Nuclear-propelled submarines are faster, can stay underwater indefinitely (an unlimited power supply means frequent refuelling is not required), do not need to surface periodically to replenish oxygen and dispose of waste gases, can more easily evade surveillance, and can also carry a larger number of missiles with longer range capabilities. The partnership will simultaneously enable the sharing of cyberwarfare capabilities, defence-related artificial intelligence and quantum computing, as well as other technologies applicable to undersea naval warfare.

 France was only apparently informed about the trilateral security pact just a few hours before the announcement. Foreign minister Jean-Yves Le Drian, who also happens to be a former defence minister, called the decision a “stab in the back” during an interview with France Info radio on 16 September. The following day, in an unprecedented move, France recalled its ambassadors in Canberra and Washington DC to Paris for consultations.

 Just as Australia sets out to antagonise France, relations between Australia and China, Australia’s biggest two-way trading partner, have already reached an all-time low. Australian condemnation of human rights abuses in China and a call by Scott Morrison for an independent investigation into the Chinese origins of Covid-19 have accompanied a damaging trade war, in the course of which China has imposed heavy tariffs on Australian exports (barley, beef, wine) and also stopped imports of Australian coal.

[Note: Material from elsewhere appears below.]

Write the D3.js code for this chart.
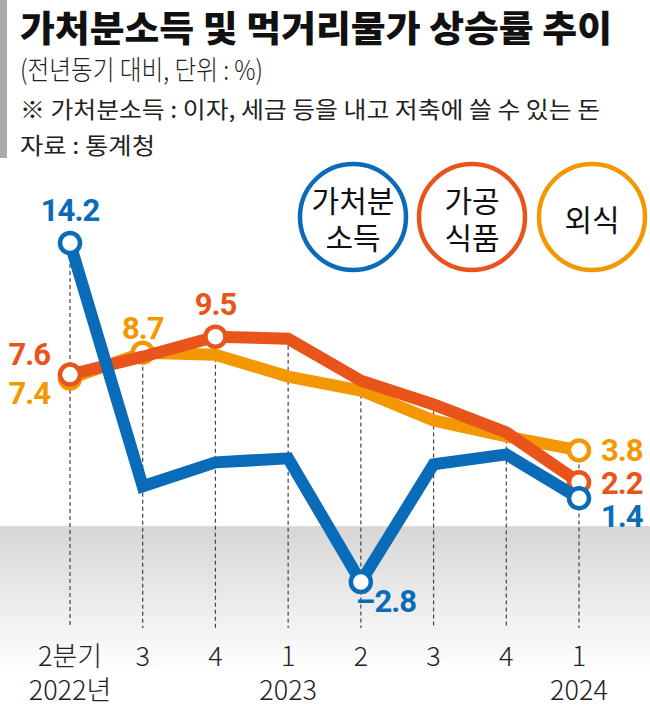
<!DOCTYPE html>
<html><head><meta charset="utf-8">
<script src="https://cdn.jsdelivr.net/npm/d3@7"></script>
<style>body{margin:0;background:#fff}svg{display:block}</style>
</head><body>
<svg id="c" width="650" height="707"></svg>
<script>
const categories = ["2분기","3","4","1","2","3","4","1"];
const yearLabels = ["2022년","","","2023","","","","2024"];
const income = [14.2, 2.0, 3.2, 3.4, -2.8, 3.1, 3.6, 1.4];
const processed = [7.6, 8.5, 9.5, 9.4, 7.3, 6.1, 4.7, 2.2];
const dining = [7.4, 8.7, 8.6, 7.5, 6.8, 5.3, 4.5, 3.8];

const C = {blue:"#0a6cb8", red:"#e8541a", orange:"#f39800"};
const KR = "'Noto Sans CJK KR','Noto Sans',sans-serif";
const NUM = "'Roboto','Liberation Sans',sans-serif";

const svg = d3.select("#c");
const x = d3.scalePoint().domain(d3.range(categories.length)).range([70, 579]);
const y = d3.scaleLinear().domain([-2.8, 14.2]).range([582, 243]);

// gray negative zone gradient
const defs = svg.append("defs");
const g = defs.append("linearGradient").attr("id","gz").attr("x1",0).attr("x2",0).attr("y1",0).attr("y2",1);
g.append("stop").attr("offset","0").attr("stop-color","#d6d6d6");
g.append("stop").attr("offset","0.8").attr("stop-color","#ffffff");
svg.append("rect").attr("x",0).attr("width",650).attr("y",y(0)).attr("height",707-y(0)).attr("fill","url(#gz)");

// header
svg.append("rect").attr("x",0).attr("y",0).attr("width",7).attr("height",158).attr("fill","#a9a9a9");
svg.append("text").attr("x",20).attr("y",42).attr("font-family",KR).attr("font-weight",900)
  .attr("font-size",36).attr("textLength",592).attr("lengthAdjust","spacingAndGlyphs").attr("fill","#111")
  .text("가처분소득 및 먹거리물가 상승률 추이");
svg.append("text").attr("x",20).attr("y",80).attr("font-family",KR).attr("font-weight",300)
  .attr("font-size",27).attr("textLength",243).attr("lengthAdjust","spacingAndGlyphs").attr("fill","#222")
  .text("(전년동기 대비, 단위 : %)");
svg.append("text").attr("x",20).attr("y",118).attr("font-family",KR).attr("font-weight",400)
  .attr("font-size",23).attr("textLength",580).attr("lengthAdjust","spacingAndGlyphs").attr("fill","#222")
  .text("※ 가처분소득 : 이자, 세금 등을 내고 저축에 쓸 수 있는 돈");
svg.append("text").attr("x",20).attr("y",154).attr("font-family",KR).attr("font-weight",400)
  .attr("font-size",23).attr("textLength",135).attr("lengthAdjust","spacingAndGlyphs").attr("fill","#222")
  .text("자료 : 통계청");

// dashed guides
const tops = categories.map((c,i)=>Math.max(income[i],processed[i],dining[i]));
svg.append("g").selectAll("line").data(tops).join("line")
  .attr("x1",(d,i)=>x(i)).attr("x2",(d,i)=>x(i)).attr("y1",d=>y(d)).attr("y2",628)
  .attr("stroke","#444").attr("stroke-width",1.2).attr("stroke-dasharray","4,3");

// x labels (quarter + year in one text element)
const ticks = categories.map((c,i)=>({i, q:c, yr:yearLabels[i]}));
const xl = svg.append("g").selectAll("text").data(ticks).join("text")
  .attr("x",d=>x(d.i)).attr("y",666).attr("text-anchor","middle")
  .attr("font-family",KR).attr("font-weight",300).attr("font-size",27).attr("fill","#222");
xl.append("tspan").attr("x",d=>x(d.i)).text(d=>d.q);
xl.filter(d=>d.yr).append("tspan").attr("x",d=>x(d.i)).attr("dy",34).text(d=>d.yr);

const line = d3.line().x((d,i)=>x(i)).y(d=>y(d)).curve(d3.curveLinear);
function series(vals, color, marks){
  svg.append("path").datum(vals).attr("d",line).attr("fill","none").attr("stroke",color)
    .attr("stroke-width",12).attr("stroke-linejoin","miter");
  svg.append("g").selectAll("circle").data(marks).join("circle")
    .attr("cx",i=>x(i)).attr("cy",i=>y(vals[i])).attr("r",10)
    .attr("fill","#fff").attr("stroke",color).attr("stroke-width",4.5);
}
series(dining, C.orange, [0,1,7]);
series(processed, C.red, [0,2,7]);
series(income, C.blue, [0,4,7]);

// value labels
function lab(txt, xx, yy, color, anchor){
  svg.append("text").attr("x",xx).attr("y",yy).attr("text-anchor",anchor)
    .attr("font-family",NUM).attr("font-weight",700).attr("font-size",31).attr("fill",color)
    .attr("letter-spacing",-1).text(txt);
}
lab("14.2", x(0), y(14.2)-22, C.blue, "middle");
lab("7.6", x(0)-20, y(7.6)-10, C.red, "end");
lab("7.4", x(0)-20, y(7.4)+25, C.orange, "end");
lab("8.7", x(1), y(8.7)-14, C.orange, "middle");
lab("9.5", x(2), y(9.5)-22, C.red, "middle");
lab("3.8", x(7)+22, y(3.8)+11, C.orange, "start");
lab("2.2", x(7)+22, y(2.2)+12, C.red, "start");
lab("1.4", x(7)+22, y(1.4)+29, C.blue, "start");
lab("\u20132.8", x(4)-5, y(-2.8)+30, C.blue, "start");

// legend
const legend = [
  {cx:353, color:C.blue, lines:["가처분","소득"]},
  {cx:472, color:C.red, lines:["가공","식품"]},
  {cx:592, color:C.orange, lines:["외식"]}
];
const lg = svg.append("g").selectAll("g").data(legend).join("g");
lg.append("circle").attr("cx",d=>d.cx).attr("cy",217).attr("r",53).attr("fill","#fff")
  .attr("stroke",d=>d.color).attr("stroke-width",4.5);
lg.each(function(d){
  const n = d.lines.length;
  const t = d3.select(this).append("text").attr("x",d.cx).attr("y", n===1 ? 231 : 212)
    .attr("text-anchor","middle").attr("font-family",KR).attr("font-weight",400)
    .attr("font-size",30).attr("fill","#111");
  t.selectAll("tspan").data(d.lines).join("tspan").attr("x",d.cx)
    .attr("dy",(s,k)=> k===0 ? 0 : 37).text(s=>s);
});
</script>
</body></html>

 Within the Indo-Pacific region, China is engaged in a steady process of expanding its land and maritime territories, leading to territorial disputes with countries such as the Philippines and Vietnam. Its claim to the South China Islands is supposedly based on the 1982 UN Convention on the Law of the Sea and on its own “nine-dash” demarcation line. Then there are the continued threats to the ambivalent status of Taiwan, a side-lined and isolated nation that only has official diplomatic relations with fourteen low-level UN member states and the Vatican, and continues to be seen as a threat to the “One-China” policy.

There is a long way to go yet, and it is also not known whether France will choose to sue for breach of contract. The submarines will take several years to construct, and the current crop of leaders will most likely not be around when they are finally delivered, ready for deployment. It is only to hoped that their successors will put these new vessels to sensible use, without triggering armed conflict in the Indo-Pacific region.